By Tim Devaney and Tom Stein
From ON Magazine
Does the world really need another search engine?
Today machine search is good at helping you find a particular piece of information, like your corner pizza parlor. But when you have 20 million pages on the iPhone, machine search is not good at telling the difference between a mediocre page, a very good page, an excellent page, and a stunning page. Mahalo is based on the premise that humans write better search results and that the wisdom of the crowds is powerful at finding good links.
How has blogging changed the news media landscape?
I think it's made news more dangerous, which is good. For most of my life, news never felt very dangerous. And now, for better or worse, news actually feels dangerous again. I think blogs play a huge role in that because news in general had become so censored, filtered, and sanitized. Go back to the original proto-blogger, Matt Drudge. He nearly brought down a president by ignoring news censorship.
Where does Mahalo sit in the search universe?
We sit somewhere between Wikipedia and Google. If you searched on the term "iPhone" in Wikipedia, you'd probably get a 20-page article, which is more information than most people want. We take that 20 pages and cut it down to 200 or 300 words and the 15 facts people care about most, like the release date, the price, how much memory it has, and so on. Similarly, if you do a Google search for iPhone, you might get 10 million results. So Mahalo selects the top 30, 40, or 50 pages, groups them into categories, and displays them with additional editorial content.
When you founded Weblogs, Inc., you were among the first to build a true media company around blogs. How did traditional media types react?
They said it'll never work, it'll never scale, it'll never make money, advertisers will not want to do it.
What did you see that other people didn't?
My partner Brian and I assumed that it would work. This was my great revelation about entrepreneurs: They believe something is going to work, so they go at it with a delusional nature that frees them from fear of failure. It was clear to us there was an audience of people who like blogs. It was clear that you could make a business out of it. Then the only thing left is execution. It's similar for Mahalo: It's clear that humans write better search results, it's just a matter of executing.
Are there other ideas out there that people are skeptical about but you believe will one day be embraced?
Owning your social network is a meme people just don't think is important. But when they get into year three or four of Facebook, they realize they have invested all this time and effort and they don't own anything. On a site like Ning, you own your social network and you can export it and manipulate it and grow it any way you want. I think that's a dangerous and interesting idea that's going to be very big.
When did you realize you're an information junkie?
As a teenager, any chance that I had to copy software, I would. If somebody's dad had Autodesk and it was on 16 disks, I'd make a copy even if it took three hours. I felt like I had to have this stuff in case I needed it at some point. I spent a lot of money on floppy disks.
How do you manage the explosion of personal information?
I don't even try to keep up with my e-mails and IMs. I get from 400 to 500 e-mails a day, and it's impossible to respond to them all. At some point, I stopped feeling bad about it. If it's important, the person will e-mail again or call.
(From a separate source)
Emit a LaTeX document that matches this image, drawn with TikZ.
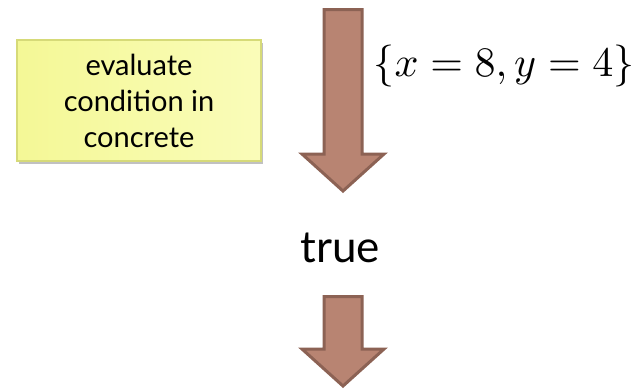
\documentclass[tikz,border=0pt]{standalone}
\usepackage{graphicx}
\usepackage{fontspec}
\setmainfont{Lato}
\usetikzlibrary{shadows}
\definecolor{arrowfill}{RGB}{184,132,114}
\definecolor{arrowdraw}{RGB}{140,98,84}
\definecolor{boxfill}{RGB}{244,248,150}
\definecolor{boxfillb}{RGB}{250,252,185}
\definecolor{boxdraw}{RGB}{214,218,120}
\tikzset{
  bigarrow/.style={fill=arrowfill, draw=arrowdraw, line width=3pt, line join=miter},
  notebox/.style={draw=boxdraw, line width=1.2pt, left color=boxfill, right color=boxfillb,
    minimum width=244pt, minimum height=121pt, align=center, inner sep=0pt,
    font=\fontsize{29}{36}\selectfont,
    drop shadow={shadow xshift=2pt, shadow yshift=-3pt, opacity=0.4, fill=black!60}},
}
\begin{document}
\begin{tikzpicture}[x=1pt,y=-1pt]
\useasboundingbox (0,0) rectangle (644,389);
\fill[white] (0,0) rectangle (644,389);
% top arrow
\draw[bigarrow] (324,9.5) -- (362,9.5) -- (362,154) -- (384,154) -- (343,191) -- (302,154) -- (324,154) -- cycle;
% bottom arrow
\draw[bigarrow] (324,296.5) -- (362,296.5) -- (362,349) -- (384,349) -- (343,386) -- (302,349) -- (324,349) -- cycle;
\node[notebox] (box) at (139,100.5) {evaluate\\condition in\\concrete};
\node (env) at (504,66) {\scalebox{4.2}{$\{x = 8, y = 4\}$}};
\node[font=\fontsize{44}{48}\selectfont, anchor=base] (res) at (340,262) {true};
\end{tikzpicture}
\end{document}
I like screen real estate, and I don't like to switch windows. So I have a Mac with three large monitors. I basically have everything open at the same time. I have analytics, IRC chats, web pages, e-mails, Twitter, Facebook, iTunes, and two or three instant-message clients. I also like to have a lot of RAM in the machines, like 4 gig or 8 gig, more than you could possibly use. And I like to have really powerful graphics cards so I don't have any lag. And storage goes without saying. I have a lot of storage.
What piece of information would you really like to have at your fingertips right now?
I'm really curious to know if there are other life forms out there, where they are, and how to get in touch with them. I think any logical person would say that the chance of us being the only living creatures in the universe is very small. But an intelligent person would also say the chance of us connecting with another species is also very small.